▸ **Exercise requirements**: Starting at the line containing "Write the Plotly code for this chart." and ending at the line containing "import plotly.graph_objects as go", reproduce each line exactly as written, with both end lines included and all pictures omitted.

▸ **Extracted information**:
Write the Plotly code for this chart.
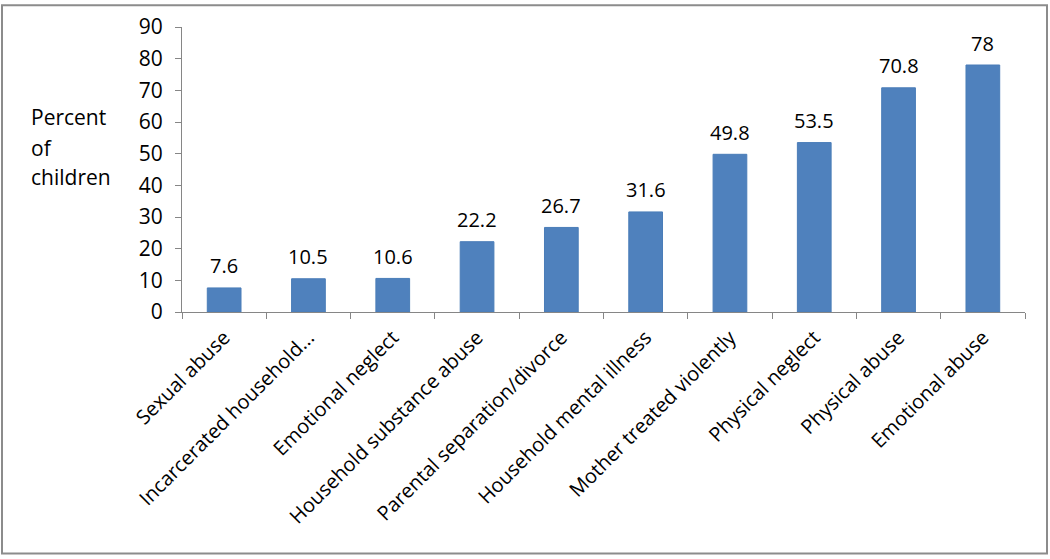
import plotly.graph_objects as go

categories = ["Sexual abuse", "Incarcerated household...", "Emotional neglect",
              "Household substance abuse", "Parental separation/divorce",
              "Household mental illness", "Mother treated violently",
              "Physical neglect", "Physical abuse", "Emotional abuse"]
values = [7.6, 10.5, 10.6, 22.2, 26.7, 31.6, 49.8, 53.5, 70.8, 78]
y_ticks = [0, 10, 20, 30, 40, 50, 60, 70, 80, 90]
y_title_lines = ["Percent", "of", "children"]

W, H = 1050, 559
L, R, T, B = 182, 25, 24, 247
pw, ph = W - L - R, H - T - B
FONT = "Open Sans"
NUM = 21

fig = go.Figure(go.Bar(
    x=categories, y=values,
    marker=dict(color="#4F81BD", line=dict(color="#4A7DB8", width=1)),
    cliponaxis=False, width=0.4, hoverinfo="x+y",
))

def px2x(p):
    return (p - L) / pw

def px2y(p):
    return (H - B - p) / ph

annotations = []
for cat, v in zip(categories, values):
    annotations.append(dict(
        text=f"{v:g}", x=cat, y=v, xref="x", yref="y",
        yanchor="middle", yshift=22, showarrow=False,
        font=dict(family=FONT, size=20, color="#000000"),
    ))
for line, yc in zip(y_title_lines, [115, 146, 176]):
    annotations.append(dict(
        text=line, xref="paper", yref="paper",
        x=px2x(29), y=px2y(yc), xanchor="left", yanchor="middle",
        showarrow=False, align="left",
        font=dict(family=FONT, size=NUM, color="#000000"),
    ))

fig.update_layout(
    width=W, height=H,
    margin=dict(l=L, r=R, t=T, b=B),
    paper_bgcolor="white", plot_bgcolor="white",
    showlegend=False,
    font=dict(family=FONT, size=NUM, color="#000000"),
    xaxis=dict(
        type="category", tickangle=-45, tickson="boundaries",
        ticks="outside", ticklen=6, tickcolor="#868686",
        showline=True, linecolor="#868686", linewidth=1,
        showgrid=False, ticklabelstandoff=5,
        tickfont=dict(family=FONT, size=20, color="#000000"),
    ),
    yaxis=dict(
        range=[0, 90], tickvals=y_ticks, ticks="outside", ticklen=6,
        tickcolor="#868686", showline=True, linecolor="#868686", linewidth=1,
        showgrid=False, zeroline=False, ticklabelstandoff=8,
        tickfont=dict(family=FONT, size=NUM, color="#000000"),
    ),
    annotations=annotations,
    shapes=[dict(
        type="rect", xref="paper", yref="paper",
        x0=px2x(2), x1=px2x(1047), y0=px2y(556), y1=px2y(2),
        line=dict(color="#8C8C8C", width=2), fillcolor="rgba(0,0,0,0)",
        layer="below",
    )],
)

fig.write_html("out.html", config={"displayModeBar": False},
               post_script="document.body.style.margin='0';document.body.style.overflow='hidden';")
--
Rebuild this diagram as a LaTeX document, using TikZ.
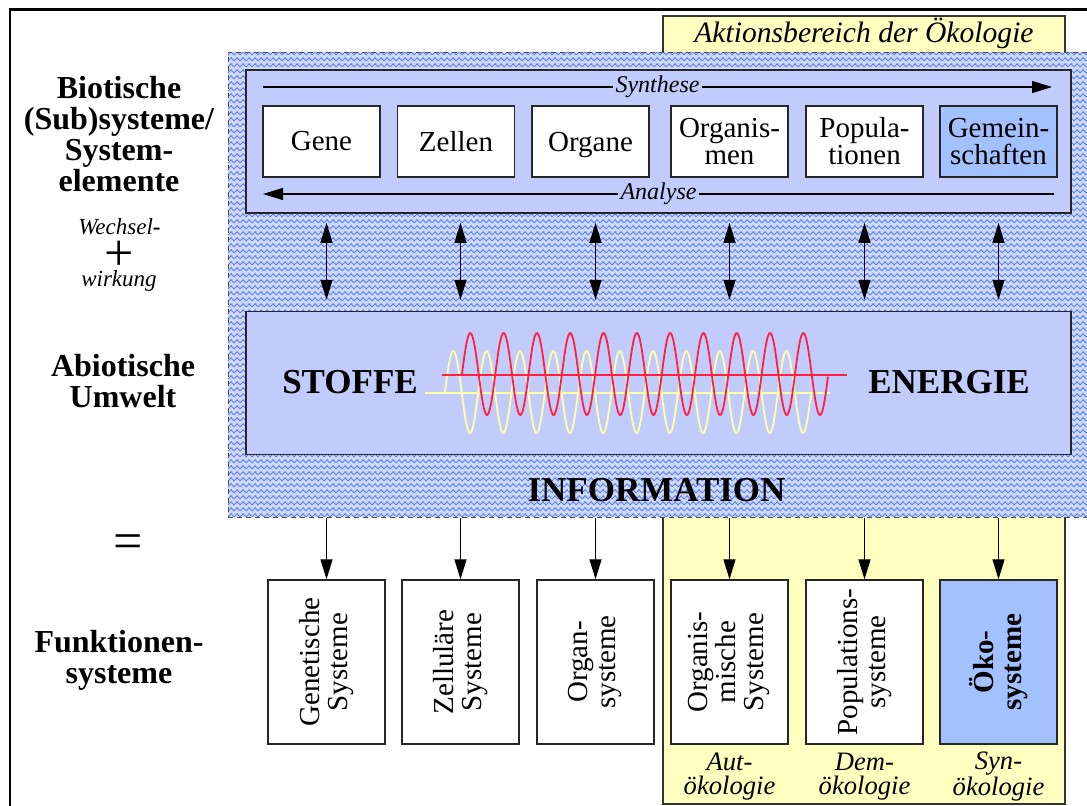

▸ **Task response**:
Write the Plotly code for this chart.
import plotly.graph_objects as go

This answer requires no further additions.